WHAT YOU ARE ASKED TO DO: Nothing outside the lines from the one containing "Generate a LaTeX" down to the one containing "(nn\i) -- ([yshift=-11pt]post\i.south);" belongs in the copy; print that span exactly, both ends included, with pictures removed.

EXERCISE INPUTS:

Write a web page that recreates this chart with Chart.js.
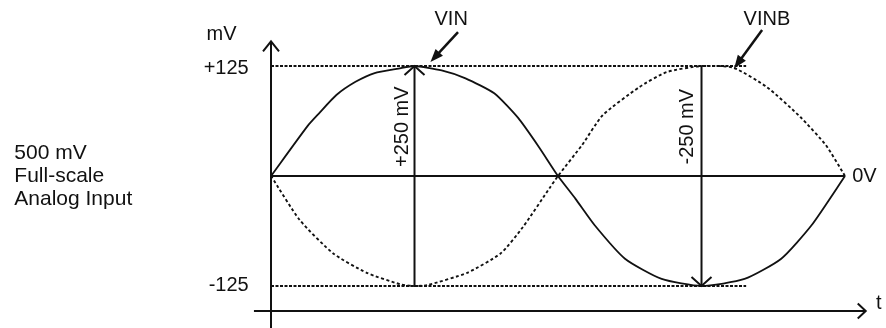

...

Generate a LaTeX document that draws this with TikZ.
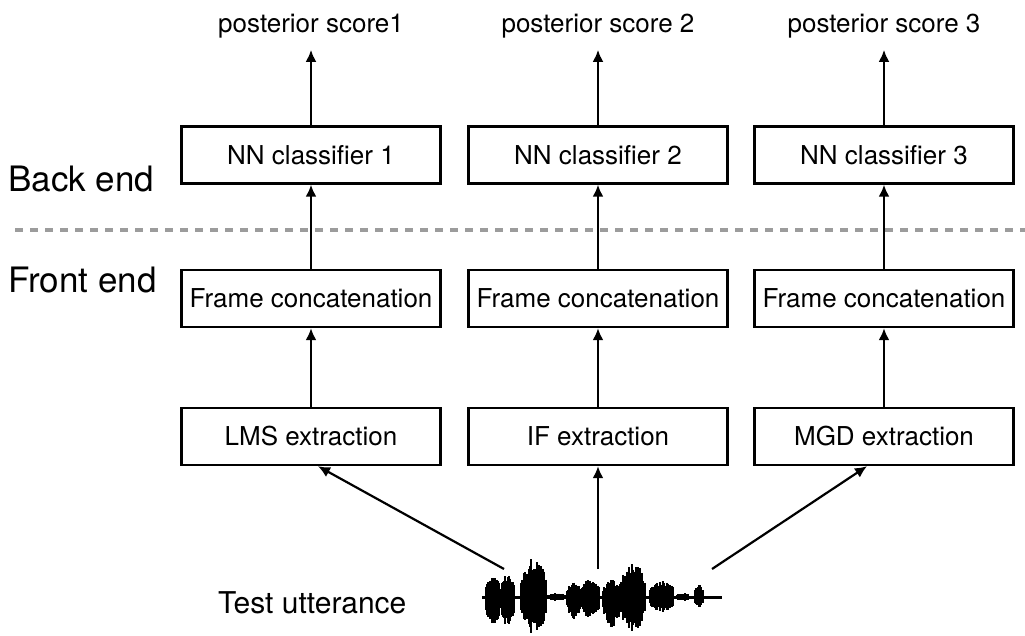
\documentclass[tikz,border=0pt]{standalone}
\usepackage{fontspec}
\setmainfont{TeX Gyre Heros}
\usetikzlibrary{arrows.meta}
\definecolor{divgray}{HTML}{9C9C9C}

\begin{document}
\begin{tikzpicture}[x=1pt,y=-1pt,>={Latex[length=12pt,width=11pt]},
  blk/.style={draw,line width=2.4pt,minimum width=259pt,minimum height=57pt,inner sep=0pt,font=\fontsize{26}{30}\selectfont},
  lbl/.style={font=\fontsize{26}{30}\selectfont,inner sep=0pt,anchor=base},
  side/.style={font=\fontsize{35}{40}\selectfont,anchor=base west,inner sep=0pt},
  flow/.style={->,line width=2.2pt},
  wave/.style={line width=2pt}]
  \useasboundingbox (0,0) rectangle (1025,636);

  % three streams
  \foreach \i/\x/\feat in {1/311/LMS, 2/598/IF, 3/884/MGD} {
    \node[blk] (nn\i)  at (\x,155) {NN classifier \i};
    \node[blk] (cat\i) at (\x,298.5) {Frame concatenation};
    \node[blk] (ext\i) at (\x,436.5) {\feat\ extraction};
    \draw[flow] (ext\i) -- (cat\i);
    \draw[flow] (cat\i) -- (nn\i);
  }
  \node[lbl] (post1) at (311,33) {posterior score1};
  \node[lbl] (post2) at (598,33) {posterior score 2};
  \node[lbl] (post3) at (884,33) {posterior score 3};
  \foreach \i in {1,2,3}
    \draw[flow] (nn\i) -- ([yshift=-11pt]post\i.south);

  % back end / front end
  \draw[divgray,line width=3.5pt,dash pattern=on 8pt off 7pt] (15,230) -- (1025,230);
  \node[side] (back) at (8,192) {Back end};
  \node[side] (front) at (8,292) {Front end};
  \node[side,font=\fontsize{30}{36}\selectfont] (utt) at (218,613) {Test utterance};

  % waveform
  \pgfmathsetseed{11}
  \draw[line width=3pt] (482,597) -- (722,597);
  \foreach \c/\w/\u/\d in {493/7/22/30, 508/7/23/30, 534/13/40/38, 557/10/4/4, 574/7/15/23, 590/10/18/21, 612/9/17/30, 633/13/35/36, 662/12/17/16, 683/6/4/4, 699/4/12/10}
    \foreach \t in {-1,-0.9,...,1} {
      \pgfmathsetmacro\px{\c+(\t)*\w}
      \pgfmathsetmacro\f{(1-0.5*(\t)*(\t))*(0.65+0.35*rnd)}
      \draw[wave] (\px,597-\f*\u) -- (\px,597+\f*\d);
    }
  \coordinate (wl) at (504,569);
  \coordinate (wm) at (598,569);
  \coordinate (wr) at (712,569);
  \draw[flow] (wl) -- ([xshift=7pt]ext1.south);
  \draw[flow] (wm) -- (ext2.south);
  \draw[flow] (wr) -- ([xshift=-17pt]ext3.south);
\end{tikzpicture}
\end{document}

CORRECT RESULT:
Generate a LaTeX document that draws this with TikZ.
\documentclass[tikz,border=0pt]{standalone}
\usepackage{fontspec}
\setmainfont{TeX Gyre Heros}
\usetikzlibrary{arrows.meta}
\definecolor{divgray}{HTML}{9C9C9C}

\begin{document}
\begin{tikzpicture}[x=1pt,y=-1pt,>={Latex[length=12pt,width=11pt]},
  blk/.style={draw,line width=2.4pt,minimum width=259pt,minimum height=57pt,inner sep=0pt,font=\fontsize{26}{30}\selectfont},
  lbl/.style={font=\fontsize{26}{30}\selectfont,inner sep=0pt,anchor=base},
  side/.style={font=\fontsize{35}{40}\selectfont,anchor=base west,inner sep=0pt},
  flow/.style={->,line width=2.2pt},
  wave/.style={line width=2pt}]
  \useasboundingbox (0,0) rectangle (1025,636);

  % three streams
  \foreach \i/\x/\feat in {1/311/LMS, 2/598/IF, 3/884/MGD} {
    \node[blk] (nn\i)  at (\x,155) {NN classifier \i};
    \node[blk] (cat\i) at (\x,298.5) {Frame concatenation};
    \node[blk] (ext\i) at (\x,436.5) {\feat\ extraction};
    \draw[flow] (ext\i) -- (cat\i);
    \draw[flow] (cat\i) -- (nn\i);
  }
  \node[lbl] (post1) at (311,33) {posterior score1};
  \node[lbl] (post2) at (598,33) {posterior score 2};
  \node[lbl] (post3) at (884,33) {posterior score 3};
  \foreach \i in {1,2,3}
    \draw[flow] (nn\i) -- ([yshift=-11pt]post\i.south);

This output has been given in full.